— BEGIN SUPPLIED INFORMATION —
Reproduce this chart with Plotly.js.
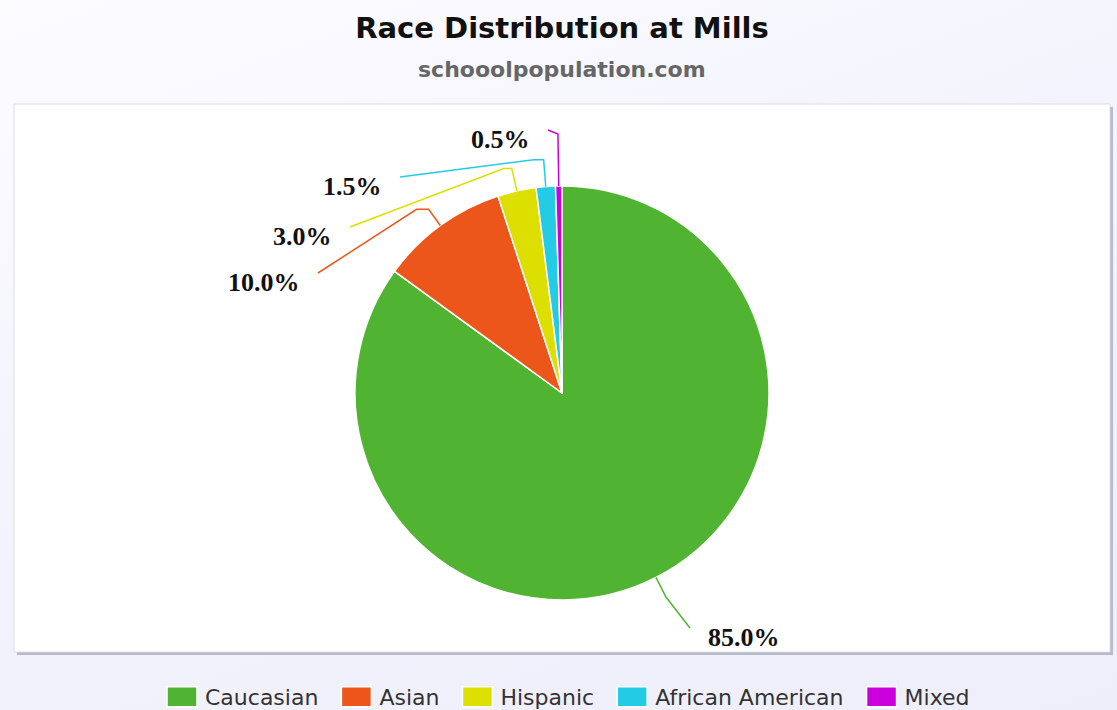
<!DOCTYPE html>
<html>
<head>
<meta charset="utf-8">
<script src="https://cdn.plot.ly/plotly-3.0.1.min.js"></script>
<style>
  html, body { margin: 0; padding: 0; }
  body { background: linear-gradient(160deg, #fcfcff 0%, #f4f4fd 40%, #eeeefb 100%); width: 1117px; height: 710px; }
  #chart { width: 1117px; height: 710px; }
</style>
</head>
<body>
<div id="chart"></div>
<script>
// ---- data ----
const categories = ['Caucasian', 'Asian', 'Hispanic', 'African American', 'Mixed'];
const shares = [85.0, 10.0, 3.0, 1.5, 0.5];
const labelTexts = ['85.0%', '10.0%', '3.0%', '1.5%', '0.5%'];
const colors = ['#50b432', '#ed561b', '#dddf00', '#24cbe5', '#cc00dd'];

// ---- layout constants (pixels) ----
const W = 1117, H = 710;
const M = { l: 14, r: 7, t: 104, b: 58, autoexpand: false };
const plotW = W - M.l - M.r, plotH = H - M.t - M.b;
const pieDomain = { x: [0.3111, 0.6889], y: [0.0949, 0.8504] };
// connector end points (pixels), side of label, elbow distance beyond radius, horizontal step
const labelEnds = [[690, 628], [318, 273], [350, 227], [400, 177], [548, 130]];
const labelSide = [1, -1, -1, -1, -1];
const elbowExtra = [22, 20, 23, 27, 52];
const elbowStep = [0, 12, 8, 10, 0];

const toPX = x => (x - M.l) / plotW;
const toPY = y => (M.t + plotH - y) / plotH;

const cx = M.l + plotW * (pieDomain.x[0] + pieDomain.x[1]) / 2;
const cy = M.t + plotH * (1 - (pieDomain.y[0] + pieDomain.y[1]) / 2);
const R = Math.min(plotW * (pieDomain.x[1] - pieDomain.x[0]), plotH * (pieDomain.y[1] - pieDomain.y[0])) / 2;

const total = shares.reduce((a, b) => a + b, 0);
const shapes = [
  { type: 'rect', xref: 'paper', yref: 'paper', layer: 'below',
    x0: 3 / plotW, x1: 1 + 3 / plotW, y0: -3 / plotH, y1: 1 - 3 / plotH,
    fillcolor: '#b9b9c9', line: { width: 0 } },
  { type: 'rect', xref: 'paper', yref: 'paper', layer: 'below',
    x0: 0, x1: 1, y0: 0, y1: 1,
    fillcolor: '#ffffff', line: { color: '#dcdce6', width: 1 } }
];
const annotations = [
  { xref: 'paper', yref: 'paper', x: 0.5, y: toPY(70), text: 'schooolpopulation.com',
    showarrow: false, xanchor: 'center', yanchor: 'middle',
    font: { family: 'DejaVu Sans', size: 22, color: '#666666', weight: 700 } }
];

let cum = 0;
shares.forEach((v, i) => {
  const mid = (cum + v / 2) / total * 2 * Math.PI; // clockwise from 12 o'clock
  cum += v;
  const dx = Math.sin(mid), dy = -Math.cos(mid);
  const sx = cx + dx * R, sy = cy + dy * R;
  const ex = cx + dx * (R + elbowExtra[i]), ey = cy + dy * (R + elbowExtra[i]);
  const hx = ex + labelSide[i] * elbowStep[i];
  const [tx, ty] = labelEnds[i];
  const path = `M${toPX(sx)},${toPY(sy)} L${toPX(ex)},${toPY(ey)} L${toPX(hx)},${toPY(ey)} L${toPX(tx)},${toPY(ty)}`;
  shapes.push({ type: 'path', xref: 'paper', yref: 'paper', path: path,
    line: { color: colors[i], width: 1.5 } });
  annotations.push({ xref: 'paper', yref: 'paper', x: toPX(tx), y: toPY(ty),
    text: labelTexts[i], showarrow: false,
    xanchor: labelSide[i] > 0 ? 'left' : 'right', yanchor: 'middle',
    xshift: labelSide[i] * 16, yshift: -9,
    font: { family: 'Liberation Serif', size: 26, color: '#111111', weight: 700 } });
});

const trace = {
  type: 'pie',
  labels: categories,
  values: shares,
  sort: false,
  direction: 'clockwise',
  rotation: 0,
  textinfo: 'none',
  hoverinfo: 'label+percent',
  marker: { colors: colors, line: { color: '#ffffff', width: 1.5 } },
  domain: pieDomain
};

const layout = {
  width: W, height: H,
  margin: M,
  paper_bgcolor: 'rgba(0,0,0,0)',
  title: {
    text: 'Race Distribution at Mills',
    x: 0.5, xref: 'paper', xanchor: 'center',
    y: 1 - 28 / H, yref: 'container', yanchor: 'middle',
    font: { family: 'DejaVu Sans', size: 29, color: '#111111', weight: 700 }
  },
  showlegend: true,
  legend: {
    orientation: 'h', x: 0.5, xanchor: 'center', y: toPY(697), yanchor: 'middle',
    itemwidth: 46,
    font: { family: 'DejaVu Sans', size: 22, color: '#333333' },
    bgcolor: 'rgba(0,0,0,0)', traceorder: 'normal'
  },
  shapes: shapes,
  annotations: annotations
};

Plotly.newPlot('chart', [trace], layout, { displayModeBar: false, staticPlot: true }).then(gd => {
  // wide swatch blocks like the reference legend
  gd.querySelectorAll('.legend path.legendpie').forEach(p => p.setAttribute('d', 'M20,10H-10V-10H20Z'));
});
</script>
</body>
</html>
— END SUPPLIED INFORMATION —
Keep every word of the data as it is when you write it out, but drop the pictures.

- [SOLVED PROBLEM]:
Reproduce this chart with Plotly.js.
<!DOCTYPE html>
<html>
<head>
<meta charset="utf-8">
<script src="https://cdn.plot.ly/plotly-3.0.1.min.js"></script>
<style>
  html, body { margin: 0; padding: 0; }
  body { background: linear-gradient(160deg, #fcfcff 0%, #f4f4fd 40%, #eeeefb 100%); width: 1117px; height: 710px; }
  #chart { width: 1117px; height: 710px; }
</style>
</head>
<body>
<div id="chart"></div>
<script>
// ---- data ----
const categories = ['Caucasian', 'Asian', 'Hispanic', 'African American', 'Mixed'];
const shares = [85.0, 10.0, 3.0, 1.5, 0.5];
const labelTexts = ['85.0%', '10.0%', '3.0%', '1.5%', '0.5%'];
const colors = ['#50b432', '#ed561b', '#dddf00', '#24cbe5', '#cc00dd'];

// ---- layout constants (pixels) ----
const W = 1117, H = 710;
const M = { l: 14, r: 7, t: 104, b: 58, autoexpand: false };
const plotW = W - M.l - M.r, plotH = H - M.t - M.b;
const pieDomain = { x: [0.3111, 0.6889], y: [0.0949, 0.8504] };
// connector end points (pixels), side of label, elbow distance beyond radius, horizontal step
const labelEnds = [[690, 628], [318, 273], [350, 227], [400, 177], [548, 130]];
const labelSide = [1, -1, -1, -1, -1];
const elbowExtra = [22, 20, 23, 27, 52];
const elbowStep = [0, 12, 8, 10, 0];

const toPX = x => (x - M.l) / plotW;
const toPY = y => (M.t + plotH - y) / plotH;

const cx = M.l + plotW * (pieDomain.x[0] + pieDomain.x[1]) / 2;
const cy = M.t + plotH * (1 - (pieDomain.y[0] + pieDomain.y[1]) / 2);
const R = Math.min(plotW * (pieDomain.x[1] - pieDomain.x[0]), plotH * (pieDomain.y[1] - pieDomain.y[0])) / 2;

const total = shares.reduce((a, b) => a + b, 0);
const shapes = [
  { type: 'rect', xref: 'paper', yref: 'paper', layer: 'below',
    x0: 3 / plotW, x1: 1 + 3 / plotW, y0: -3 / plotH, y1: 1 - 3 / plotH,
    fillcolor: '#b9b9c9', line: { width: 0 } },
  { type: 'rect', xref: 'paper', yref: 'paper', layer: 'below',
    x0: 0, x1: 1, y0: 0, y1: 1,
    fillcolor: '#ffffff', line: { color: '#dcdce6', width: 1 } }
];
const annotations = [
  { xref: 'paper', yref: 'paper', x: 0.5, y: toPY(70), text: 'schooolpopulation.com',
    showarrow: false, xanchor: 'center', yanchor: 'middle',
    font: { family: 'DejaVu Sans', size: 22, color: '#666666', weight: 700 } }
];

let cum = 0;
shares.forEach((v, i) => {
  const mid = (cum + v / 2) / total * 2 * Math.PI; // clockwise from 12 o'clock
  cum += v;
  const dx = Math.sin(mid), dy = -Math.cos(mid);
  const sx = cx + dx * R, sy = cy + dy * R;
  const ex = cx + dx * (R + elbowExtra[i]), ey = cy + dy * (R + elbowExtra[i]);
  const hx = ex + labelSide[i] * elbowStep[i];
  const [tx, ty] = labelEnds[i];
  const path = `M${toPX(sx)},${toPY(sy)} L${toPX(ex)},${toPY(ey)} L${toPX(hx)},${toPY(ey)} L${toPX(tx)},${toPY(ty)}`;
  shapes.push({ type: 'path', xref: 'paper', yref: 'paper', path: path,
    line: { color: colors[i], width: 1.5 } });
  annotations.push({ xref: 'paper', yref: 'paper', x: toPX(tx), y: toPY(ty),
    text: labelTexts[i], showarrow: false,
    xanchor: labelSide[i] > 0 ? 'left' : 'right', yanchor: 'middle',
    xshift: labelSide[i] * 16, yshift: -9,
    font: { family: 'Liberation Serif', size: 26, color: '#111111', weight: 700 } });
});

const trace = {
  type: 'pie',
  labels: categories,
  values: shares,
  sort: false,
  direction: 'clockwise',
  rotation: 0,
  textinfo: 'none',
  hoverinfo: 'label+percent',
  marker: { colors: colors, line: { color: '#ffffff', width: 1.5 } },
  domain: pieDomain
};

const layout = {
  width: W, height: H,
  margin: M,
  paper_bgcolor: 'rgba(0,0,0,0)',
  title: {
    text: 'Race Distribution at Mills',
    x: 0.5, xref: 'paper', xanchor: 'center',
    y: 1 - 28 / H, yref: 'container', yanchor: 'middle',
    font: { family: 'DejaVu Sans', size: 29, color: '#111111', weight: 700 }
  },
  showlegend: true,
  legend: {
    orientation: 'h', x: 0.5, xanchor: 'center', y: toPY(697), yanchor: 'middle',
    itemwidth: 46,
    font: { family: 'DejaVu Sans', size: 22, color: '#333333' },
    bgcolor: 'rgba(0,0,0,0)', traceorder: 'normal'
  },
  shapes: shapes,
  annotations: annotations
};

Plotly.newPlot('chart', [trace], layout, { displayModeBar: false, staticPlot: true }).then(gd => {
  // wide swatch blocks like the reference legend
  gd.querySelectorAll('.legend path.legendpie').forEach(p => p.setAttribute('d', 'M20,10H-10V-10H20Z'));
});
</script>
</body>
</html>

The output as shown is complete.